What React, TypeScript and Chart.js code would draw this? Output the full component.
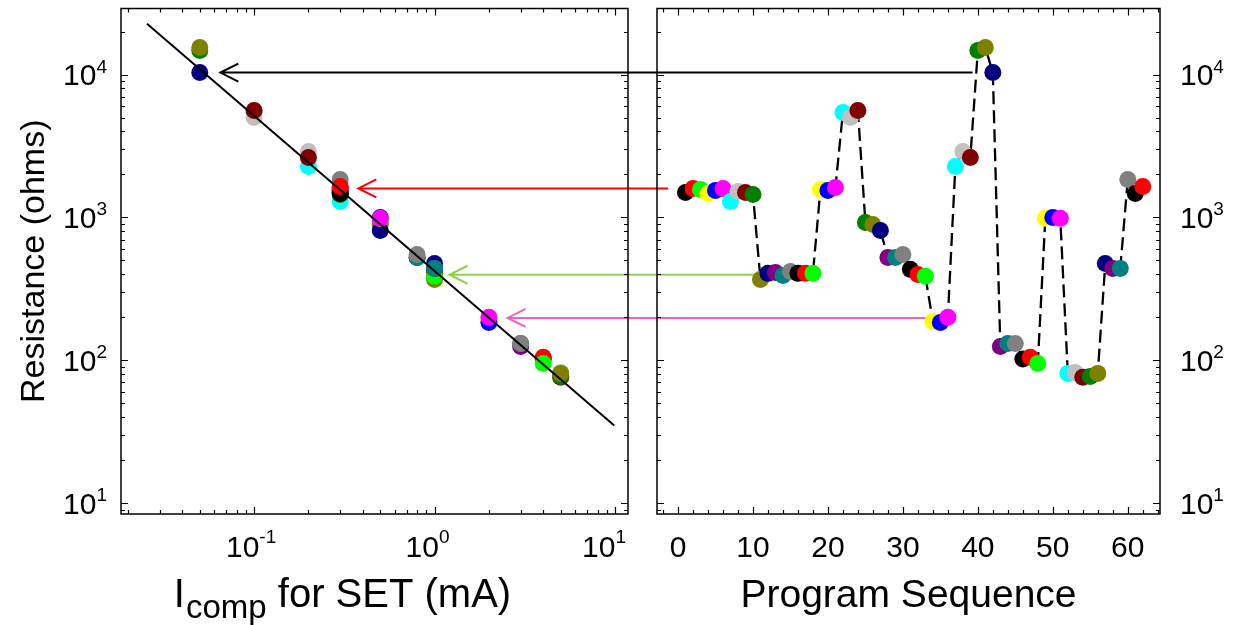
import React, { useEffect, useRef } from 'react';
import { Chart, registerables } from 'chart.js';
Chart.register(...registerables);

const W = 1233;
const H = 625;
const FONT = '"Liberation Sans", Arial, Helvetica, sans-serif';

// ---- data ----
const programSequence = [
  1, 2, 3, 4, 5, 6, 7, 8, 9, 10,
  11, 12, 13, 14, 15, 16, 17, 18,
  19, 20, 21, 22, 23, 24, 25, 26, 27, 28, 29, 30,
  31, 32, 33, 34, 35, 36, 37, 38, 39, 40, 41, 42,
  43, 44, 45, 46, 47, 48, 49, 50, 51,
  52, 53, 54, 55, 56, 57, 58, 59, 60, 61, 62,
];
const resistance = [
  1496, 1596, 1570, 1472, 1545, 1596, 1294, 1520, 1496, 1448,
  368, 406, 412, 393, 419, 406, 406, 406,
  1570, 1545, 1622, 5425, 5000, 5600, 923, 893, 811, 525, 525, 551,
  433, 399, 387, 187, 184, 200, 2274, 2895, 2628, 14730, 15450, 10330,
  125, 131, 131, 102, 105, 95, 985, 1000, 985,
  81, 82, 76, 77, 81, 476, 440, 440, 1843, 1472, 1648,
];
const icomp = [
  0.3, 0.3, 0.3, 0.3, 0.3, 0.3, 0.3, 0.3, 0.3, 0.3,
  1, 1, 1, 1, 1, 1, 1, 1,
  0.3, 0.3, 0.3, 0.1, 0.1, 0.1, 0.5, 0.5, 0.5, 0.8, 0.8, 0.8,
  1, 1, 1, 2, 2, 2, 0.2, 0.2, 0.2, 0.05, 0.05, 0.05,
  3, 3, 3, 4, 4, 4, 0.5, 0.5, 0.5,
  5, 5, 5, 5, 5, 1, 1, 1, 0.3, 0.3, 0.3,
];
const colorCycle = [
  '#000000', '#FF0000', '#00FF00', '#FFFF00', '#0000FF', '#FF00FF', '#00FFFF', '#C0C0C0',
  '#800000', '#008000', '#808000', '#000080', '#800080', '#008080', '#808080',
];
const fitIcomp = [0.0255, 9.9];
const fitResistance = [22700, 35];

const arrowSeqStart = [39.3, -1.3, 16.7, 33.2];
const arrowIcompEnd = [0.065, 0.378, 1.21, 2.54];
const arrowResistance = [10330, 1596, 397, 198];
const arrowColors = ['#000000', '#FF0000', '#92D050', '#F060C0'];

const yTickValues = [10, 100, 1000, 10000];
const yTickSup = ['1', '2', '3', '4'];
const xLogTickValues = [0.1, 1, 10];
const xLogTickSup = ['-1', '0', '1'];
const xSeqTickValues = [0, 10, 20, 30, 40, 50, 60];
const xSeqTickLabels = ['0', '10', '20', '30', '40', '50', '60'];

const pointColors = resistance.map((_, i) => colorCycle[i % colorCycle.length]);

// ---- drawing helpers ----
const TICK_FONT = 30;
const SUP_FONT = 19;
const YTITLE_FONT = 34;
const XTITLE_FONT = 40;

function logTicks(min: number, max: number) {
  const out: { v: number; major: boolean }[] = [];
  for (let e = Math.floor(Math.log10(min)); e <= Math.ceil(Math.log10(max)); e++) {
    for (let k = 1; k <= 9; k++) {
      const v = k * Math.pow(10, e);
      if (v >= min && v <= max) out.push({ v, major: k === 1 });
    }
  }
  return out;
}
function linTicks(min: number, max: number, step: number, majorStep: number) {
  const out: { v: number; major: boolean }[] = [];
  for (let v = Math.ceil(min / step) * step; v <= max; v += step) {
    out.push({ v, major: Math.abs(v % majorStep) < 1e-9 });
  }
  return out;
}

function drawPow(ctx: CanvasRenderingContext2D, sup: string, x: number, baseY: number, align: string, supY: number) {
  ctx.font = `${TICK_FONT}px ${FONT}`;
  const bw = ctx.measureText('10').width;
  ctx.font = `${SUP_FONT}px ${FONT}`;
  const sw = ctx.measureText(sup).width;
  const total = bw + sw;
  const x0 = align === 'center' ? x - total / 2 : align === 'right' ? x - total : x;
  ctx.textAlign = 'left';
  ctx.textBaseline = 'alphabetic';
  ctx.font = `${TICK_FONT}px ${FONT}`;
  ctx.fillText('10', x0, baseY);
  ctx.font = `${SUP_FONT}px ${FONT}`;
  ctx.fillText(sup, x0 + bw, supY);
}

const framePlugin = {
  id: 'frame',
  afterDraw(chart: any) {
    const { ctx, chartArea } = chart;
    const { left, right, top, bottom } = chartArea;
    const xs = chart.scales.x;
    const ys = chart.scales.y;
    ctx.save();
    ctx.strokeStyle = '#000';
    ctx.lineWidth = 1.5;
    ctx.strokeRect(left, top, right - left, bottom - top);
    const xt = xs.type === 'logarithmic' ? logTicks(xs.min, xs.max) : linTicks(xs.min, xs.max, 2, 10);
    const yt = logTicks(ys.min, ys.max);
    ctx.lineWidth = 1.2;
    ctx.beginPath();
    for (const t of xt) {
      const px = Math.round(xs.getPixelForValue(t.v)) + 0.5;
      const len = t.major ? 7 : 4;
      ctx.moveTo(px, bottom); ctx.lineTo(px, bottom - len);
      ctx.moveTo(px, top); ctx.lineTo(px, top + len);
    }
    for (const t of yt) {
      const py = Math.round(ys.getPixelForValue(t.v)) + 0.5;
      const len = t.major ? 7 : 4;
      ctx.moveTo(left, py); ctx.lineTo(left + len, py);
      ctx.moveTo(right, py); ctx.lineTo(right - len, py);
    }
    ctx.stroke();
    ctx.restore();
  },
};

const leftLabelsPlugin = {
  id: 'leftLabels',
  afterDraw(chart: any) {
    const { ctx, chartArea } = chart;
    const xs = chart.scales.x;
    const ys = chart.scales.y;
    ctx.save();
    ctx.fillStyle = '#000';
    yTickValues.forEach((v, i) => {
      const py = ys.getPixelForValue(v);
      drawPow(ctx, yTickSup[i], 107, py + 10.5, 'right', py - 2);
    });
    xLogTickValues.forEach((v, i) => {
      const px = xs.getPixelForValue(v);
      drawPow(ctx, xLogTickSup[i], px - 3 - i * 4, 557, 'center', 543);
    });
    // y title
    ctx.save();
    ctx.translate(44, (chartArea.top + chartArea.bottom) / 2);
    ctx.rotate(-Math.PI / 2);
    ctx.font = `${YTITLE_FONT}px ${FONT}`;
    ctx.textAlign = 'center';
    ctx.textBaseline = 'alphabetic';
    ctx.fillText('Resistance (ohms)', 0, 0);
    ctx.restore();
    // x title with subscript
    const subSize = Math.round(XTITLE_FONT * 0.82);
    ctx.font = `${XTITLE_FONT}px ${FONT}`;
    const w1 = ctx.measureText('I').width;
    const w3 = ctx.measureText(' for SET (mA)').width;
    ctx.font = `${subSize}px ${FONT}`;
    const w2 = ctx.measureText('comp').width;
    const cx = 342;
    const x0 = cx - (w1 + w2 + w3) / 2;
    const base = 607;
    ctx.textAlign = 'left';
    ctx.font = `${XTITLE_FONT}px ${FONT}`;
    ctx.fillText('I', x0, base);
    ctx.font = `${subSize}px ${FONT}`;
    ctx.fillText('comp', x0 + w1 + 1, base + 11);
    ctx.font = `${XTITLE_FONT}px ${FONT}`;
    ctx.fillText(' for SET (mA)', x0 + w1 + w2 + 1, base);
    ctx.restore();
  },
};

const rightLabelsPlugin = {
  id: 'rightLabels',
  afterDraw(chart: any) {
    const { ctx, chartArea } = chart;
    const xs = chart.scales.x;
    const ys = chart.scales.y;
    ctx.save();
    ctx.fillStyle = '#000';
    yTickValues.forEach((v, i) => {
      const py = ys.getPixelForValue(v);
      drawPow(ctx, yTickSup[i], chartArea.right + 20, py + 10.5, 'left', py - 2);
    });
    ctx.font = `${TICK_FONT}px ${FONT}`;
    ctx.textAlign = 'center';
    ctx.textBaseline = 'alphabetic';
    xSeqTickValues.forEach((v, i) => {
      ctx.fillText(xSeqTickLabels[i], xs.getPixelForValue(v), 557);
    });
    ctx.font = `${XTITLE_FONT - 1}px ${FONT}`;
    ctx.fillText('Program Sequence', (chartArea.left + chartArea.right) / 2, 607);
    ctx.restore();
  },
};

function makeArrowPlugin(getRight: () => any) {
  return {
    id: 'arrows',
    afterDatasetsDraw(chart: any) {
      const right = getRight();
      if (!right) return;
      const { ctx } = chart;
      const lx = chart.scales.x;
      const ly = chart.scales.y;
      const rx = right.scales.x;
      ctx.save();
      ctx.lineWidth = 2;
      arrowSeqStart.forEach((s, i) => {
        const x1 = rx.getPixelForValue(s);
        const x2 = lx.getPixelForValue(arrowIcompEnd[i]);
        const y = ly.getPixelForValue(arrowResistance[i]);
        ctx.strokeStyle = arrowColors[i];
        ctx.beginPath();
        ctx.moveTo(x1, y);
        ctx.lineTo(x2, y);
        ctx.moveTo(x2 + 18, y - 9);
        ctx.lineTo(x2, y);
        ctx.lineTo(x2 + 18, y + 9);
        ctx.stroke();
      });
      ctx.restore();
    },
  };
}

const Y_MIN = 8.4;
const Y_MAX = 29000;

export default function App() {
  const leftRef = useRef<HTMLCanvasElement>(null);
  const rightRef = useRef<HTMLCanvasElement>(null);

  useEffect(() => {
    const rightChart: any = new Chart(rightRef.current as HTMLCanvasElement, {
      type: 'scatter',
      data: {
        datasets: [
          {
            data: programSequence.map((s, i) => ({ x: s, y: resistance[i] })),
            showLine: true,
            borderColor: '#000',
            borderWidth: 2.3,
            borderDash: [13, 6],
            pointRadius: 8.5,
            pointHoverRadius: 8.5,
            pointBackgroundColor: pointColors,
            pointBorderWidth: 0,
            pointBorderColor: 'rgba(0,0,0,0)',
          },
        ],
      },
      options: {
        responsive: false,
        animation: false,
        events: [],
        layout: { padding: { left: 657, top: 7, right: 0, bottom: 0 } },
        plugins: { legend: { display: false }, tooltip: { enabled: false } },
        scales: {
          x: {
            type: 'linear', min: -2.8, max: 64.3,
            grid: { display: false }, border: { display: false }, ticks: { display: false },
            afterFit: (s: any) => { s.height = 111; },
          },
          y: {
            type: 'logarithmic', position: 'right', min: Y_MIN, max: Y_MAX,
            grid: { display: false }, border: { display: false }, ticks: { display: false },
            afterFit: (s: any) => { s.width = 73; },
          },
        },
      },
      plugins: [framePlugin, rightLabelsPlugin],
    } as any);

    const leftChart: any = new Chart(leftRef.current as HTMLCanvasElement, {
      type: 'scatter',
      data: {
        datasets: [
          {
            type: 'line',
            data: fitIcomp.map((x, i) => ({ x, y: fitResistance[i] })),
            borderColor: '#000',
            borderWidth: 2,
            pointRadius: 0,
            showLine: true,
          },
          {
            data: icomp.map((x, i) => ({ x, y: resistance[i] })),
            showLine: false,
            pointRadius: 8.5,
            pointHoverRadius: 8.5,
            pointBackgroundColor: pointColors,
            pointBorderWidth: 0,
            pointBorderColor: 'rgba(0,0,0,0)',
          },
        ],
      },
      options: {
        responsive: false,
        animation: false,
        events: [],
        layout: { padding: { left: 0, top: 7, right: W - 628, bottom: 0 } },
        plugins: { legend: { display: false }, tooltip: { enabled: false } },
        scales: {
          x: {
            type: 'logarithmic', min: 0.0183, max: 11.8,
            grid: { display: false }, border: { display: false }, ticks: { display: false },
            afterFit: (s: any) => { s.height = 111; },
          },
          y: {
            type: 'logarithmic', min: Y_MIN, max: Y_MAX,
            grid: { display: false }, border: { display: false }, ticks: { display: false },
            afterFit: (s: any) => { s.width = 121; },
          },
        },
      },
      plugins: [framePlugin, leftLabelsPlugin, makeArrowPlugin(() => rightChart)],
    } as any);

    return () => {
      leftChart.destroy();
      rightChart.destroy();
    };
  }, []);

  return (
    <div style={{ position: 'absolute', left: 0, top: 0, width: W, height: H, background: '#fff' }}>
      <canvas ref={leftRef} width={W} height={H} style={{ position: 'absolute', left: 0, top: 0 }} />
      <canvas ref={rightRef} width={W} height={H} style={{ position: 'absolute', left: 0, top: 0 }} />
    </div>
  );
}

--

Given task: Exactly as written, please give again the lines from the beginning of the listing through the line containing "Arial, Helvetica, sans-serif';", inclusive, without any pictures.

Solved exercise:
What React, TypeScript and Chart.js code would draw this? Output the full component.
import React, { useEffect, useRef } from 'react';
import { Chart, registerables } from 'chart.js';
Chart.register(...registerables);

const W = 1233;
const H = 625;
const FONT = '"Liberation Sans", Arial, Helvetica, sans-serif';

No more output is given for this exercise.